Tag Archives: IPA

Sloppy Joe

Sloppy Joe

SLOPPY JOE-012

Yes, Sloppy Joe’s…the oft maligned cafeteria and campground food. Essentially, Sloppy Joe’s are known for being cheap, quick, and composed mostly of processed foods. They’re not necessarily known for being tasty. However, we’re here to tell you that Sloppy Joe’s can be delicious and made from foods you can pronounce, while still retaining the trademark look and flavor of the classic sandwich. We used a mix of both green and red peppers and made a sauce full of smoky, spicy, and sweet flavor. We piled our Sloppy Joe filling onto toasted sesame buns and topped it off with some creamy coleslaw. I don’t think Sloppy Joe’s are ever going to be considered classy or elegant but try this recipe and you’ll agree that they CAN be delicious!

SLOPPY JOE-017 Katryn’s Wine Pairing: Trapiche Malbec, 2013
Rating: 6.35 out of 10.0

Yeah, so this wine was highly mediocre. It just had no body and seemed to disappear on the palette. The nose was ok…full of berry, vanilla, and a little smokiness. The start of the sip was also ok (if a little…salty?) but then the flavor and body disappeared to nothing. Wouldn’t buy again or recommend!

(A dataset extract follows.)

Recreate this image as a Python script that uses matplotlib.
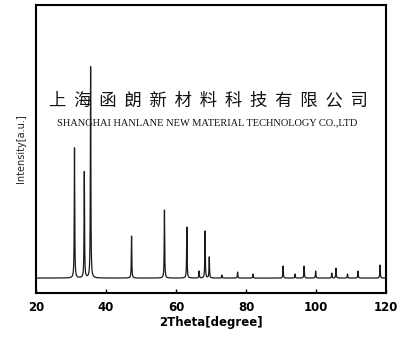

SLOPPY JOE-016 Nathan’s Beer Pairing: Finestkind IPA, Smuttynose Brewing Company
Rating: 8.5 out of 10.0

This beer was a great, mild, IPA that doesn’t smack you in the face like most IPAs do these days. The citurs hops were well balanced by malty sweetness and a medium body. The hops helped cut through the sweet and spicy sauce of the Sloppy Joe while the malt help compliment the brown sugar.

SLOPPY JOE-015

Sloppy Joe’s
Serves 4
Adapted from this recipe

Ingredients

1 tablespoons olive oil
1 red bell pepper, seeded and cut into small dice
1 green bell pepper, seeded and cut into small dice
1 medium yellow onion, small dice
2 medium garlic cloves, finely chopped
1/4 cup tomato paste
1 pounds lean ground beef
1.5 teaspoons chili powder
1 teaspoons ground cumin
¼ teaspoon cayenne pepper
1 teaspoons kosher salt, plus more as needed
1 (14-ounce) cans tomato sauce
1/4 cup water
2 tablespoons cider vinegar
1 tablespoons Worcestershire sauce
2 tablespoons packed dark brown sugar
4 hamburger buns, split and toasted

Directions

1. Heat the oil in a large pot or Dutch oven over medium heat until shimmering. Add the peppers, onion, and garlic, season with salt, and cook, stirring occasionally, until the vegetables have softened, about 6 minutes.
2. Add the tomato paste, stir to combine, and cook until the raw flavor has cooked out, about 1 minute.
3. Increase the heat to medium high, add the ground beef, and cook, breaking the meat into smaller pieces with a wooden spoon, until it’s just cooked through and no longer pink, about 4 minutes.
4. Add the chili powder, cumin, cayenne pepper and measured salt, stir to coat the meat and vegetables, and cook until fragrant, about 1 minute.
Add the tomato sauce, water, vinegar, Worcestershire, and brown sugar, stir to combine, and bring to a boil. Reduce the heat to low and simmer, stirring occasionally, until the flavors meld and the mixture thickens, about 30 minutes. Serve immediately.
5. Add the tomato sauce, water, vinegar, Worcestershire, and brown sugar, stir to combine, and bring to a boil. Reduce the heat to low and simmer, stirring occasionally, until the flavors meld and the mixture thickens, about 30 minutes. Serve immediately.